An uncomfortable silence settled over the Sands. "So," Shalna began, "what is the green's name?"

"Resarith," K'tal replied after a moment, eyes un-glazing. Shalna kicked herself for not realizing he had been speaking with his dragon. She ought to have noticed.

With a curious trill, Mavcha launched herself from Shalna's shoulder zipped over to examine the eggs. Resarith opened an eye to regard the hovering green. Mavcha hummed her approval and settled down in the warm sands, eyes intent on the eggs. Resarith snorted and sent a protesting Mavcha into the air. Scolding the dragon furiously, Mavcha winged her way back to Shalna, giving an indignant cheep before flipping her wings into place.

"That's what you get for disturbing a broody green," Shalna chided her flit. "You ought to know better," she added, wishing there were some way she could apologize to Resarith.

No need to apologize.
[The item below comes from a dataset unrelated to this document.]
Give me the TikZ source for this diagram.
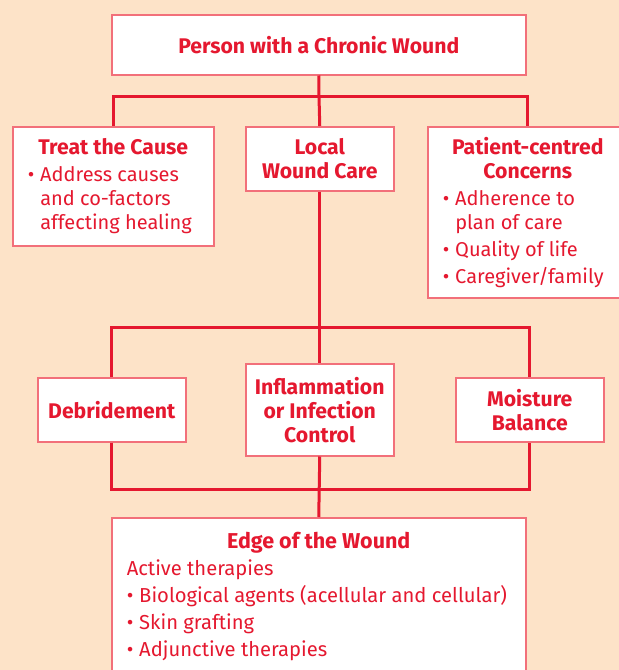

I don't mind flits as long as they do not bother my eggs, someone said, and Shalna looked around to see who had spoken.

"Did you say something?" Shalna asked K'tal, looking up at the greenrider.

"Not that I know of," K'tal replied with a grin. "But I was about to."

"Oh," Shalna replied, thoroughly puzzled now. She didn't see why Pellith would have spoken to her, and how could Resarith have known who Mavcha belonged to?

"Whyever that may be a dissapointment to you," K'tal continued, "I do have something considerably less dissapointing to tell you. Pellith has decided that you would make a good Candidate for Resarith's clutch and Resarith quite agrees, or she would not have spoken to you."

"Resarith? Candidate? What?" Shalna stammered, eyes flicking from Resarith to the clutch to K'tal and back to Resarith. "But you're not..."

"A Searchrider?" K'tal finished for her. "Of course I am. I just stopped by Quinalt on my way back to Dark Moon from another unsuccessful day of Searching. Which," he added, "turns out not to be quite so unsucessful."

"But you need a dragonhealer," Shalna insisted, still reeling from the mental blow dealt her. Searched! Acceptable! All those years at Quinalt, watching a brother and sister Impress, and not even a day at Dark Moon and she had been Searched.

"You'll still be here, whether you Impress or not. Plus," K'tal grinned, "you'll be able to go see P'sol."

Shalna blushed but smiled in spite of herself at the look on P'sol's face if she showed up at Quinalt, astride her own dragon. "Well, why not? I don't really have anything to lose. I'm sort of stuck here anyway."

K'tal finished giving Shalna a tour of the weyr and handed her over to a very round, bubbly middle aged woman who led her to her generously sized quarters where her things had already been arranged for her. As soon as the woman had left, Shalna seated herself on her bed and began to write a letter to P'sol.

Scrawling her signature, she rolled the letter up, attached it to Mavcha's leg and gave the green an image of P'sol. Mavcha cheeped and winked between, leaving Shalna to collapse from an exciting yet rewarding day.